The Treasury Department – arguing that the program was designed for small businesses that had little access to financing – demanded the larger companies return the funds by May 15 or they might be criminally prosecuted. As lending slowed, the department extended that deadline to May 18, clarified that it was allowing a “safe harbor” for those that took out less than $2 million in loans and issued an application for forgiveness.
But that all “might have been too little or too late,” said Roderick.
“People were very concerned about forgiveness,” added Merrill. “There was a lot of anxiety about that. Banks didn’t want to be put in the difficult position of telling a borrower that the loan is forgivable and then find out it is not. That might have played a role.”
It’s not clear whether this had a chilling effect on the program, contributing to the slow down, and whether a lot companies were paying back the money, which might by why PPP program has $18 billion more on May 16 than it did on May 8.
No publicly traded company in New Hampshire has disclosed it took a PPP loan, and neither Roderick nor Merrill has heard of any businesses here returning large amounts of cash.
Bator said he knows of only one business that paid back its loan, and that is because it was going out of business, and it was only for a small amount. However, he said, he does know of loans that were canceled because they were the same loans that the SBA already approved though another bank. And he figured that there are other banks that had to cancel loans that might have already approved by him.
Roderick said that there were at least 100 duplicate loans that fit this category. She didn’t think business were trying to double-dip “but may have panicked when they didn’t hear about their initial application, and applied though another bank.” Normally the system would kick out loans with the same EIN number, but sometimes the borrower used a Social Security number.
EIDL backlog
The EIDL program offers businesses a lot less money, but with fewer strings attached. The program, which was conducted out of the SBA national office, also received two rounds of funding, totaling $87 billion, for a 3.4%, 30-year loan of up to $2 million and an outright grant of up to $10,000, both of which were supposed to be dispensed in three days.
But for weeks, most businesses could not find out what happened to their application. Initially, only 124 loans in New Hampshire were approved. The agency, overwhelmed, stopped accepting new applications, and only opening up the second round for applications from farmers.
Finally, nearly two months after the program opened, the SBA disclosed that as of May 17 it has given out more than 250,000 loans nationally for nearly $25 billion. Last week, it said that as of May 8, it gave out 3 million grants totaling nearly $10 billion, meaning that it still has about $50 billion to dispense. It is not clear how much of that money will be swallowed up by the backlog.
In New Hampshire, the SBA issued 1,274 EIDL loans, totaling $128.1 million, and more than 1,300 grants totaling $46.8 million.
Because of the problems with the federal loans, New Hampshire has allocated $400 million of $1.25 billion in flexible CARES Act funds for a Main Street Relief Fund grant program.
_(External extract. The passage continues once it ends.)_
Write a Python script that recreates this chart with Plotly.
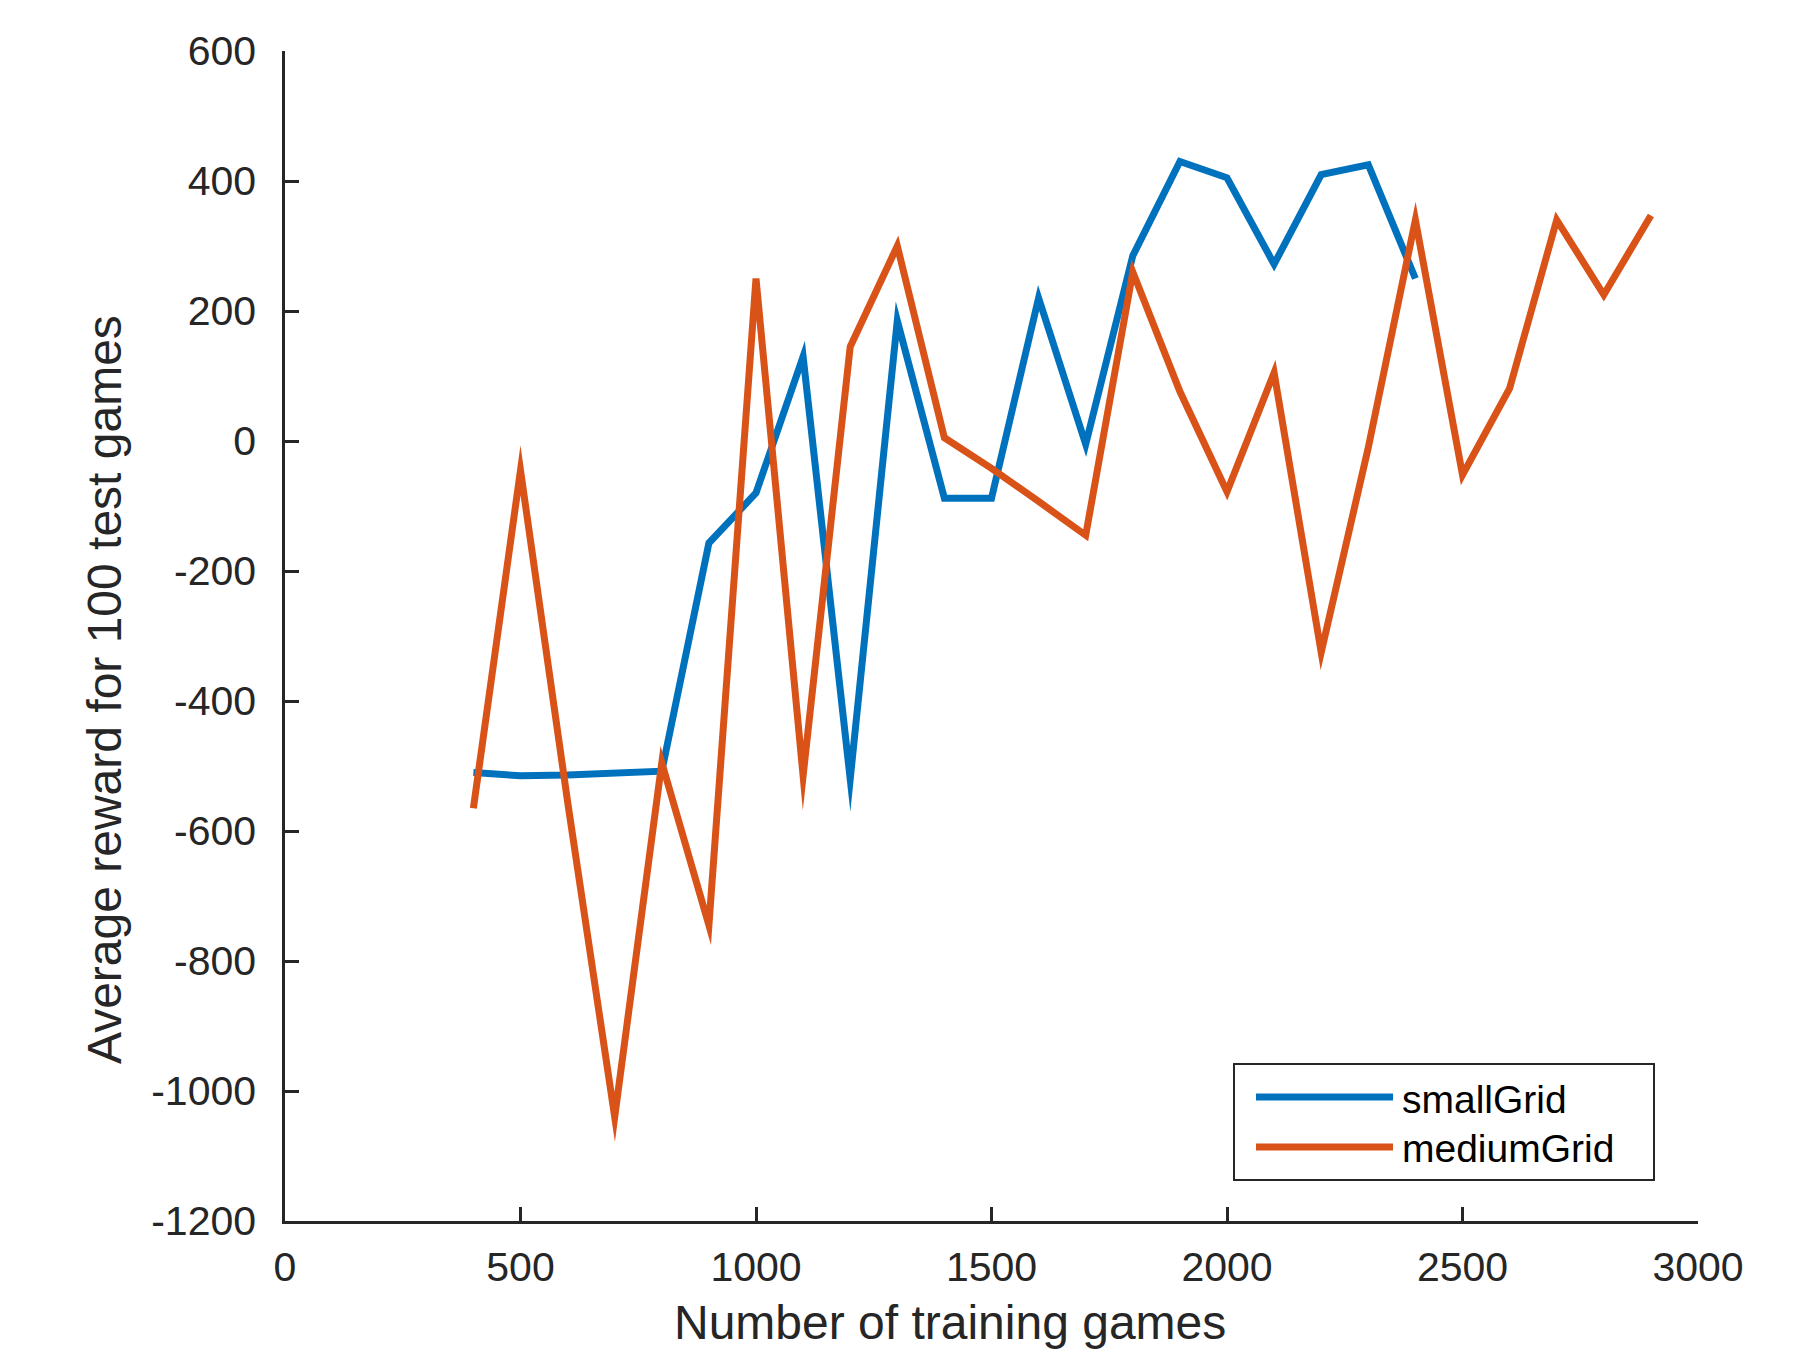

The parameters of that program have yet to be determined, but Jerry Little, who heads the Governor’s Office for Emergency Relief and Recovery (GOFERR) said Tuesday in a webinar sponsored by the Business and Industry Association of New Hampshire that the fund was set up to “to assist those who have been shut out of previous programs,” so those who have gotten SBA help might have to “go to the end of the line so it can serve small business that have not received other funds.”
Businesses that want the Main Street funds must pre-apply on the GOFERR website by Friday, May 29, and then submit a final application the following week.